Ministers are said to be looking at ways to sidestep trespassing laws to allow energy companies to drill for shale gas in areas which have been granted exploration licences at certain sites – including Ryedale and an area of the North York Moors National Park.
The plans, which are due to be published for consultation in the next few months, come only weeks after Prime Minister David Cameron announced his backing for an “all out” drive to support the search for shale gas across the UK.
Ryedale has been identified as an area with the potential for fracking and people living in the area have already seen several drill sites set up.
Viking UK Gas Ltd has been drilling at a site in Kirby Misperton, where samples have been sent off for analysis to see if fracking would be possible, and a conventional gas drilling site has been erected from Ebberston Moor to the Knapton Generating site.

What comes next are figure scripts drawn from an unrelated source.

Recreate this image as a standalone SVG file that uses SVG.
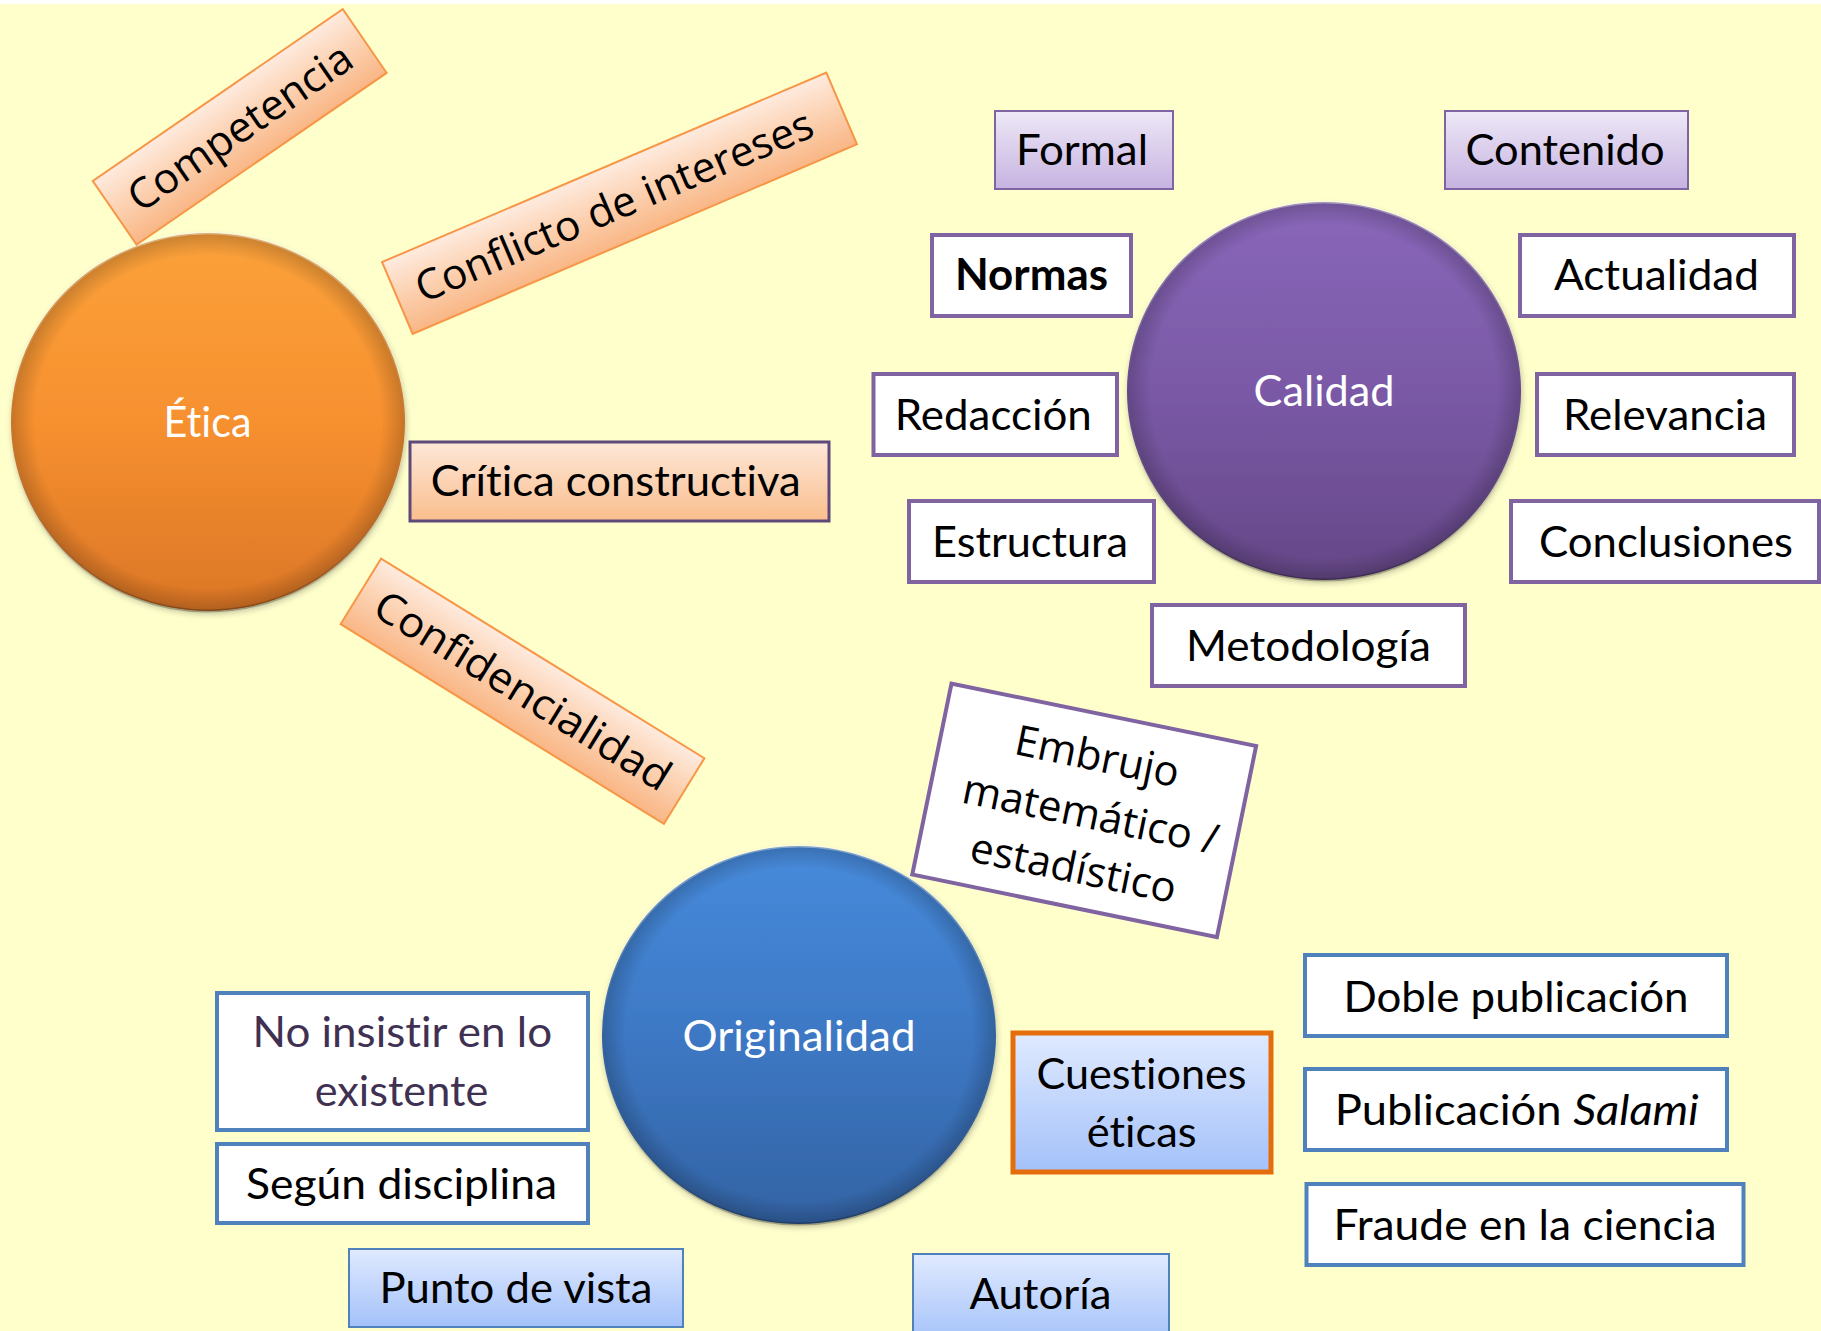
<svg xmlns="http://www.w3.org/2000/svg" width="1821" height="1331" viewBox="0 0 1821 1331">
<defs>
<linearGradient id="gEtica" x1="0" y1="0" x2="0" y2="1"><stop offset="0" stop-color="#FBA23B"/><stop offset="0.5" stop-color="#F7902F"/><stop offset="1" stop-color="#DB7627"/></linearGradient>
<linearGradient id="gCal" x1="0" y1="0" x2="0" y2="1"><stop offset="0" stop-color="#8A67BA"/><stop offset="0.5" stop-color="#7A59A6"/><stop offset="1" stop-color="#654787"/></linearGradient>
<linearGradient id="gOri" x1="0" y1="0" x2="0" y2="1"><stop offset="0" stop-color="#478BDC"/><stop offset="0.5" stop-color="#3D78C4"/><stop offset="1" stop-color="#3363A4"/></linearGradient>
<radialGradient id="gRim" cx="0.5" cy="0.5" r="0.5"><stop offset="0.88" stop-color="#000" stop-opacity="0"/><stop offset="1" stop-color="#000" stop-opacity="0.2"/></radialGradient>
<linearGradient id="gRimStroke" x1="0" y1="0" x2="0" y2="1"><stop offset="0" stop-color="#fff" stop-opacity="0.35"/><stop offset="0.5" stop-color="#fff" stop-opacity="0"/><stop offset="1" stop-color="#000" stop-opacity="0.25"/></linearGradient>
<linearGradient id="gOrg" x1="0" y1="0" x2="0" y2="1"><stop offset="0" stop-color="#FEEBDF"/><stop offset="0.45" stop-color="#FCD3B4"/><stop offset="1" stop-color="#F9B685"/></linearGradient>
<linearGradient id="gOrg2" x1="0" y1="0" x2="0" y2="1"><stop offset="0" stop-color="#FDE7D8"/><stop offset="1" stop-color="#FABE8D"/></linearGradient>
<linearGradient id="gLav" x1="0" y1="0" x2="0" y2="1"><stop offset="0" stop-color="#EDE8F6"/><stop offset="1" stop-color="#C6B3E1"/></linearGradient>
<linearGradient id="gBlue" x1="0" y1="0" x2="0" y2="1"><stop offset="0" stop-color="#E0EAFF"/><stop offset="1" stop-color="#A3C1F9"/></linearGradient>
<filter id="sh" x="-10%" y="-10%" width="120%" height="120%"><feGaussianBlur in="SourceAlpha" stdDeviation="3"/><feOffset dx="1" dy="3"/><feComponentTransfer><feFuncA type="linear" slope="0.25"/></feComponentTransfer><feMerge><feMergeNode/><feMergeNode in="SourceGraphic"/></feMerge></filter>
</defs>
<style>
text{font-variant-ligatures:none;font-feature-settings:"liga" 0,"clig" 0,"dlig" 0}
.t{font-family:Lato,"Open Sans","Liberation Sans",sans-serif;font-size:43px;fill:#000;text-anchor:middle}
.c{font-family:Lato,"Open Sans","Liberation Sans",sans-serif;font-size:43px;fill:#fff;text-anchor:middle}
.r{font-family:"Open Sans","Noto Sans","Liberation Sans",sans-serif;font-size:42px;fill:#000;text-anchor:middle}
.pw{fill:#fff;stroke:#8064A2;stroke-width:4}
.bw{fill:#fff;stroke:#4F81BD;stroke-width:4}
.lav{fill:url(#gLav);stroke:#8064A2;stroke-width:2}
.blu{fill:url(#gBlue);stroke:#4F81BD;stroke-width:2}
.org{fill:url(#gOrg);stroke:#F79646;stroke-width:2}
.rim{fill:url(#gRim);stroke:url(#gRimStroke);stroke-width:3}
</style>
<rect x="0" y="0" width="1821" height="1331" fill="#FFFFCC"/>
<rect x="0" y="0" width="1821" height="4" fill="#FFFFFF"/>
<g id="connectors"/>

<g id="etica">
<ellipse cx="208" cy="422" rx="197" ry="189" fill="url(#gEtica)" filter="url(#sh)"/>
<ellipse cx="208" cy="422" rx="197" ry="189" class="rim"/>
<text class="c" x="207.5" y="437" textLength="88" lengthAdjust="spacingAndGlyphs">Ética</text>
</g>
<g id="calidad">
<ellipse cx="1324" cy="391" rx="197" ry="189" fill="url(#gCal)" filter="url(#sh)"/>
<ellipse cx="1324" cy="391" rx="197" ry="189" class="rim"/>
<text class="c" x="1324" y="406" textLength="141" lengthAdjust="spacingAndGlyphs">Calidad</text>
</g>
<g id="originalidad">
<ellipse cx="799" cy="1035" rx="197" ry="189" fill="url(#gOri)" filter="url(#sh)"/>
<ellipse cx="799" cy="1035" rx="197" ry="189" class="rim"/>
<text class="c" x="799" y="1051" textLength="233" lengthAdjust="spacingAndGlyphs">Originalidad</text>
</g>

<g id="competencia" transform="translate(239.7,126.9) rotate(-34.5)">
<rect x="-151.7" y="-38.7" width="303.4" height="77.4" class="org"/>
<text class="r" x="0" y="15" textLength="262" lengthAdjust="spacingAndGlyphs">Competencia</text>
</g>
<g id="conflicto" transform="translate(619.5,203.2) rotate(-23.1)">
<rect x="-241.5" y="-39" width="483" height="78" class="org"/>
<text class="r" x="-6" y="15" textLength="428" lengthAdjust="spacingAndGlyphs">Conflicto de intereses</text>
</g>
<g id="confidencialidad" transform="translate(522.5,691.2) rotate(31.7)">
<rect x="-190" y="-38.5" width="380" height="77" class="org"/>
<text class="r" x="0" y="14" textLength="340" lengthAdjust="spacingAndGlyphs">Confidencialidad</text>
</g>
<g id="critica">
<rect x="410" y="442" width="419" height="79" fill="url(#gOrg2)" stroke="#5F497A" stroke-width="3"/>
<text class="t" x="615.7" y="496" textLength="370" lengthAdjust="spacingAndGlyphs">Crítica constructiva</text>
</g>

<g id="formal">
<rect x="995" y="111" width="178" height="78" class="lav"/>
<text class="t" x="1082" y="165" textLength="132" lengthAdjust="spacingAndGlyphs">Formal</text>
</g>
<g id="contenido">
<rect x="1445" y="111" width="243" height="78" class="lav"/>
<text class="t" x="1565" y="165" textLength="199" lengthAdjust="spacingAndGlyphs">Contenido</text>
</g>
<g id="normas">
<rect x="932" y="235" width="199" height="81" class="pw"/>
<text class="t" x="1031.5" y="290" font-weight="bold" textLength="153" lengthAdjust="spacingAndGlyphs">Normas</text>
</g>
<g id="actualidad">
<rect x="1520" y="235" width="274" height="81" class="pw"/>
<text class="t" x="1656.5" y="290" textLength="205" lengthAdjust="spacingAndGlyphs">Actualidad</text>
</g>
<g id="redaccion">
<rect x="873.5" y="374" width="243.5" height="81" class="pw"/>
<text class="t" x="993.3" y="430" textLength="197" lengthAdjust="spacingAndGlyphs">Redacción</text>
</g>
<g id="relevancia">
<rect x="1537" y="374" width="257" height="81" class="pw"/>
<text class="t" x="1665" y="430" textLength="204" lengthAdjust="spacingAndGlyphs">Relevancia</text>
</g>
<g id="estructura">
<rect x="909" y="501" width="245" height="81" class="pw"/>
<text class="t" x="1030" y="557" textLength="196" lengthAdjust="spacingAndGlyphs">Estructura</text>
</g>
<g id="conclusiones">
<rect x="1511" y="501" width="308" height="81" class="pw"/>
<text class="t" x="1666" y="557" textLength="254" lengthAdjust="spacingAndGlyphs">Conclusiones</text>
</g>
<g id="metodologia">
<rect x="1152" y="605" width="313" height="81" class="pw"/>
<text class="t" x="1308.5" y="661" textLength="245" lengthAdjust="spacingAndGlyphs">Metodología</text>
</g>

<g id="embrujo" transform="translate(1084.2,810.3) rotate(11.6)">
<rect x="-155.5" y="-97.5" width="311" height="195" class="pw"/>
<text class="r" font-size="40" x="2" y="-41">Embrujo</text>
<text class="r" font-size="40" x="7" y="17">matemático /</text>
<text class="r" font-size="40" x="1" y="73">estadístico</text>
</g>

<g id="no-insistir">
<rect x="217" y="993" width="371" height="137" class="bw"/>
<text class="t" x="402.3" y="1047" style="fill:#403152" textLength="299.5" lengthAdjust="spacingAndGlyphs">No insistir en lo</text>
<text class="t" x="401.5" y="1106" style="fill:#403152" textLength="173.5" lengthAdjust="spacingAndGlyphs">existente</text>
</g>
<g id="segun">
<rect x="217" y="1144" width="371" height="79" class="bw"/>
<text class="t" x="401.5" y="1199" textLength="311" lengthAdjust="spacingAndGlyphs">Según disciplina</text>
</g>
<g id="punto">
<rect x="349" y="1249" width="334" height="78" class="blu"/>
<text class="t" x="516" y="1303" textLength="273" lengthAdjust="spacingAndGlyphs">Punto de vista</text>
</g>
<g id="autoria">
<rect x="913" y="1254" width="256" height="90" class="blu"/>
<text class="t" x="1040.4" y="1309" textLength="142" lengthAdjust="spacingAndGlyphs">Autoría</text>
</g>
<g id="cuestiones">
<rect x="1013" y="1033" width="258" height="139" fill="url(#gBlue)" stroke="#E46C0A" stroke-width="5"/>
<text class="t" x="1141.5" y="1089" textLength="210" lengthAdjust="spacingAndGlyphs">Cuestiones</text>
<text class="t" x="1141.7" y="1147" textLength="110" lengthAdjust="spacingAndGlyphs">éticas</text>
</g>
<g id="doble">
<rect x="1305" y="955" width="422" height="81" class="bw"/>
<text class="t" x="1516" y="1012" textLength="345" lengthAdjust="spacingAndGlyphs">Doble publicación</text>
</g>
<g id="salami">
<rect x="1305" y="1069" width="422" height="81" class="bw"/>
<text class="t" x="1516.7" y="1125" textLength="364" lengthAdjust="spacingAndGlyphs">Publicación <tspan font-style="italic">Salami</tspan></text>
</g>
<g id="fraude">
<rect x="1306.5" y="1184" width="437" height="81" class="bw"/>
<text class="t" x="1525" y="1240" textLength="383" lengthAdjust="spacingAndGlyphs">Fraude en la ciencia</text>
</g>
</svg>
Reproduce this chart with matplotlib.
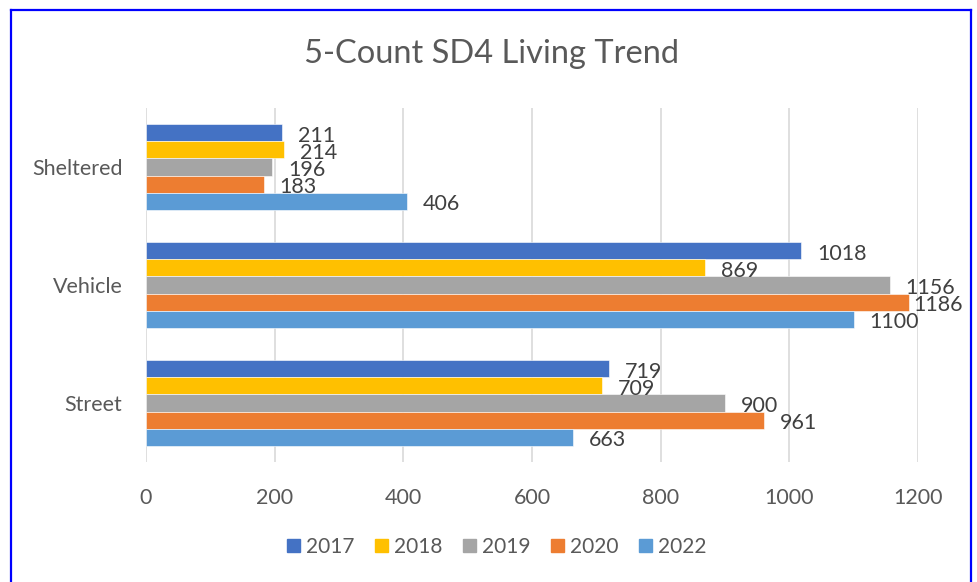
import matplotlib
matplotlib.use("Agg")
import matplotlib.pyplot as plt
from matplotlib.lines import Line2D
import numpy as np

plt.rcParams['font.family'] = ['Lato', 'DejaVu Sans']

categories = ["Street", "Vehicle", "Sheltered"]
years = ["2017", "2018", "2019", "2020", "2022"]
values = {
    "2017": [719, 1018, 211],
    "2018": [709, 869, 214],
    "2019": [900, 1156, 196],
    "2020": [961, 1186, 183],
    "2022": [663, 1100, 406],
}
colors = ["#4472C4", "#FFC000", "#A5A5A5", "#ED7D31", "#5B9BD5"]
xticks = [0, 200, 400, 600, 800, 1000, 1200]

fig = plt.figure(figsize=(9.78, 5.82), dpi=100)
W, H = 978, 582
ax = fig.add_axes([146 / W, 1 - 462 / H, (918 - 146) / W, (462 - 108) / H])

n = len(years)
group = 0.73
bh = group / n
y = np.arange(len(categories))
labels = []
for i, (yr, c) in enumerate(zip(years, colors)):
    off = group / 2 - bh * (i + 0.5)
    bars = ax.barh(y + off, values[yr], height=bh, color=c, edgecolor="white",
                   linewidth=0.4, label=yr, zorder=3)
    for b, v in zip(bars, values[yr]):
        t = ax.annotate(str(v), (v, b.get_y() + b.get_height() / 2),
                        xytext=(16, -3), textcoords="offset pixels",
                        ha="left", va="center", fontsize=15.5, color="#404040", zorder=4)
        labels.append(t)

ax.set_xlim(0, 1200)
ax.set_ylim(-0.5, len(categories) - 0.5)
ax.set_xticks(xticks)
ax.set_xticklabels([str(t) for t in xticks])
ax.set_yticks(y)
ax.set_yticklabels(categories)
ax.tick_params(axis="both", length=0, labelsize=15.5, colors="#595959")
ax.tick_params(axis="x", pad=19)
ax.tick_params(axis="y", pad=17)
ax.grid(axis="x", color="#D9D9D9", linewidth=1.2, zorder=0)
for s in ax.spines.values():
    s.set_visible(False)

fig.text(492 / W, 1 - 54 / H, "5-Count SD4 Living Trend", ha="center", va="center",
         fontsize=23.5, color="#595959")

handles = [plt.Rectangle((0, 0), 1, 1, color=c) for c in colors]
fig.legend(handles, years, loc="center", bbox_to_anchor=(497 / W, 1 - 547 / H),
           ncol=5, frameon=False, fontsize=15, labelcolor="#595959",
           handlelength=0.6, handleheight=0.6, handletextpad=0.3, columnspacing=1.0)

# keep data labels inside the chart border, as the chart tool does
fig.canvas.draw()
renderer = fig.canvas.get_renderer()
limit = 963
for t in labels:
    bb = t.get_window_extent(renderer)
    if bb.x1 > limit:
        dx, dy = t.xyann
        t.xyann = (dx - (bb.x1 - limit), dy)

# blue chart border (bottom edge lies below the image)
bc = "#0000FF"
fig.add_artist(Line2D([11.5 / W, 11.5 / W], [0, 1 - 9.5 / H], transform=fig.transFigure, color=bc, lw=1.6))
fig.add_artist(Line2D([971.5 / W, 971.5 / W], [0, 1 - 9.5 / H], transform=fig.transFigure, color=bc, lw=1.6))
fig.add_artist(Line2D([11.5 / W, 971.5 / W], [1 - 9.5 / H, 1 - 9.5 / H], transform=fig.transFigure, color=bc, lw=1.6))

fig.savefig("out.png", dpi=100)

If the Government is successful in changing the trespass laws, gas companies with drilling licences will still need planning permission, follow guidelines from environmental regulators and liaise with residents regarding access rights before drilling.
Paul Gammon, member of campaign group Frack Free North Yorkshire, said although he is beginning to feel at a loss, the campaign was still ongoing.
“It is like an unstoppable machine and it is going to happen and we just can’t stop it,” he said. “The way they are going about it they are cutting corners because they don’t really know what they are doing.”
Mr Gammon said a major concern was the water supply after it was announced earlier this month that fracking would put an increased pressure on water resources.
Chairwoman of the Environment and Rural Affairs Select Committee, MP Anne McIntosh, has written to Mr Cameron asking for clarification about the potential impact this will have on the area and, in particular, issues surrounding water resources.
The North Yorkshire and York Local Nature Partnership is welcoming people and campaign groups such as Frack Free North Yorkshire to submit their views on environmental issues.
The public consultation period runs until March 9 after which the partnership will collate the views to create a strategy to benefit the local economy and protect the environment, which will be launched in the Spring.
Ian Fielding, chairman of the partnership and assistant director of waste and countryside services for North Yorkshire County Council, said: “A range of organisations have been working together to establish a strategy which will help positively change the way we manage our countryside for the future, for the benefit of the wildlife and people reliant upon it.”